The Government asked the expert clinician-led MBS Review Taskforce to provide advice on how the Medicare Benefits Schedule could be improved to assist patients with eating disorders.

The items were developed by the Taskforce through extensive consultation and design of accreditation standards with experts from across the sector. They support a model of best practice, evidence-based care for patients and encourage a multidisciplinary approach involving a range of clinical expertise.

This will mean more, better connected services. It will mean fewer repeat visits back to the hospital. It will mean better health outcomes for people living with these debilitating disorders.

I would like to acknowledge the efforts of the Taskforce and the sector in their commitment to help save lives.

These new services are part of the Government’s commitment to supporting people with eating disorders.
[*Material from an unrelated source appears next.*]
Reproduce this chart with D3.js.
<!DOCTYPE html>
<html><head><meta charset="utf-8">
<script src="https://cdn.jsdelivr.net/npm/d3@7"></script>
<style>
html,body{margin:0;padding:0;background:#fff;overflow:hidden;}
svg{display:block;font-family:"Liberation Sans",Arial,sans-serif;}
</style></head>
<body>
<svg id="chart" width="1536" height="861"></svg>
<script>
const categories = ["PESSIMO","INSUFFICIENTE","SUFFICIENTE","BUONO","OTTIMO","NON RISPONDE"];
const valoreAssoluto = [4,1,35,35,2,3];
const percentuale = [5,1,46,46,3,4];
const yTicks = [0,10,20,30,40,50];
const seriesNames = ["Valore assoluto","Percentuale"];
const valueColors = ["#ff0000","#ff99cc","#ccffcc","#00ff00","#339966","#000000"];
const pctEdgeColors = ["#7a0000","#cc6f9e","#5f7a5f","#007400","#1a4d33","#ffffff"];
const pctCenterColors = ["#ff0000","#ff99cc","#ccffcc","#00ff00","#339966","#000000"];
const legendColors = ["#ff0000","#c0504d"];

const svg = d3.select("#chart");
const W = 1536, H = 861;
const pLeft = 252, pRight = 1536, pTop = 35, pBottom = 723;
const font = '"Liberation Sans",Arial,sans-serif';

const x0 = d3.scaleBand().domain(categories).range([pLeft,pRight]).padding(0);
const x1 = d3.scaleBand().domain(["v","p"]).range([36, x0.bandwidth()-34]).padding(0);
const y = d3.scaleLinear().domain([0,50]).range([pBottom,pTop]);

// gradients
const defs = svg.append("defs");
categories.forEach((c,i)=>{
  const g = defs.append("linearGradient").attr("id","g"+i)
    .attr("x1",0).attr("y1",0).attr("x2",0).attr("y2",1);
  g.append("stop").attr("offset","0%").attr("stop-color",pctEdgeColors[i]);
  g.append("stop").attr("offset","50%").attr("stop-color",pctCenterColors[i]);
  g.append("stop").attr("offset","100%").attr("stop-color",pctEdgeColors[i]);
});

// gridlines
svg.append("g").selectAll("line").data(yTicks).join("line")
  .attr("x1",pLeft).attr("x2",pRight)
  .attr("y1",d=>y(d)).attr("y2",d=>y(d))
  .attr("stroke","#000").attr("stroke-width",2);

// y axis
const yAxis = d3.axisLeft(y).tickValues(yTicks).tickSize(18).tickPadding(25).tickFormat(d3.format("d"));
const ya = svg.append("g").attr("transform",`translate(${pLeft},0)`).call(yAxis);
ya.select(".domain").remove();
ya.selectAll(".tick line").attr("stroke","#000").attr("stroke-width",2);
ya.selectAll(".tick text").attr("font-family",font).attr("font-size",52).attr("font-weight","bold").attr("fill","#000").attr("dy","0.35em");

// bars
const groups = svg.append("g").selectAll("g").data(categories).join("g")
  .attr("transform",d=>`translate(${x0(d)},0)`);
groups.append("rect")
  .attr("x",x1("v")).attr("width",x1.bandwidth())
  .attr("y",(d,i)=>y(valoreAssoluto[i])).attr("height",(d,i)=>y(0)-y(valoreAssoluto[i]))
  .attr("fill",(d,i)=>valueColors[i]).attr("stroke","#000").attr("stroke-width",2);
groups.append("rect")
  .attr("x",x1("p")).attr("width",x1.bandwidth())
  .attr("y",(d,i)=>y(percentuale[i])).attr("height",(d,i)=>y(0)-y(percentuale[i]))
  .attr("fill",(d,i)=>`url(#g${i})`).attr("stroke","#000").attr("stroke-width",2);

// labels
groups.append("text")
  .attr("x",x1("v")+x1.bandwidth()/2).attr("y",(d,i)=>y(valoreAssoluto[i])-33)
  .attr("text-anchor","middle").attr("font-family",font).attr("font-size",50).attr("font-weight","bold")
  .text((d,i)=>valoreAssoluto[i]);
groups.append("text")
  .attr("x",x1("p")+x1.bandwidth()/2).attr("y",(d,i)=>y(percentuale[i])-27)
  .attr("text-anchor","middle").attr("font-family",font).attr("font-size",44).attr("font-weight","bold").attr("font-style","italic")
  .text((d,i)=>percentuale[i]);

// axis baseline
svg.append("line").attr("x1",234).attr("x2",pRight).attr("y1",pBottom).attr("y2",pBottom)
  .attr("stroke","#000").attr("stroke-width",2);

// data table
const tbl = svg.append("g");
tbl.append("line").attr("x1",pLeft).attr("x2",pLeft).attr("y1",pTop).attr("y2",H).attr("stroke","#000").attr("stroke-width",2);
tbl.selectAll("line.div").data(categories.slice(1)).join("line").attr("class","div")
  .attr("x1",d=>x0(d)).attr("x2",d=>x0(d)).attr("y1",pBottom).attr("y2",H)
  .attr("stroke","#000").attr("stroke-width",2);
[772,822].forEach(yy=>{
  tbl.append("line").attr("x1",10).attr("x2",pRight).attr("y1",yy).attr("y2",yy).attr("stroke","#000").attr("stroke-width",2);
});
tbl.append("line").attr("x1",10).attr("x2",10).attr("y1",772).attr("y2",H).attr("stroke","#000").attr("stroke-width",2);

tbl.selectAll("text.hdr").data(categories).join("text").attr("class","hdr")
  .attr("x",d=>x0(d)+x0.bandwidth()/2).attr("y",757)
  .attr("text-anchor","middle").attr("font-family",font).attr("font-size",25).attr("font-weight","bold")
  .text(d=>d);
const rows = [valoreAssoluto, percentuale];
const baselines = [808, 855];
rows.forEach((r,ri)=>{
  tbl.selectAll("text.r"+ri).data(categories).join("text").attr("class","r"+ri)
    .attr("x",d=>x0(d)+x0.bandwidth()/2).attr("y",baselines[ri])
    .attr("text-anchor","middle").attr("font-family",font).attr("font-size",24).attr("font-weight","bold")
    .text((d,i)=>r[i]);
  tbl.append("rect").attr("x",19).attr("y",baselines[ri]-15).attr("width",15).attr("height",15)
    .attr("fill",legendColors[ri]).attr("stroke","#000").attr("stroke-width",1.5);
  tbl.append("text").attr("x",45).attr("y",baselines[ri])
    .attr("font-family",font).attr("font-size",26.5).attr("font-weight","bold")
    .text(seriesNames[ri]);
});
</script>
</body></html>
This includes:

  • $63 million to establish a national network of community based residential eating disorder treatment centres which will provide wrap-around support and specialist care 
  • $13.6 million from 2016-17 to 2021-22 to support the National Eating Disorders Collaboration (NEDC) to develop a nationally consistent best-practice approach to the prevention and management of eating disorders. 
  • $1.5 million each year to 2021 for the Butterfly Foundation’s national online counselling service 1800 ED HOPE, which provides free support, counselling and guidance on treatments and referral options to people affected by an eating disorder, including family, friends and health professionals.

The Government is also investing in research to support prevention and better identification and treatment of eating disorders.

This includes $5 million for research into eating disorders through the Million Minds Health Research Mission and $4 million to the InsideOut Institute for Eating Disorders to develop a strategy for research into eating disorders and translating it into clinical practice. 

This research will help build understanding of how prevention, early identification, and evidence-based treatment will help Australians with eating disorders to access world-class support.

Information regarding the new Medicare items structure can be obtained at MBSOnline.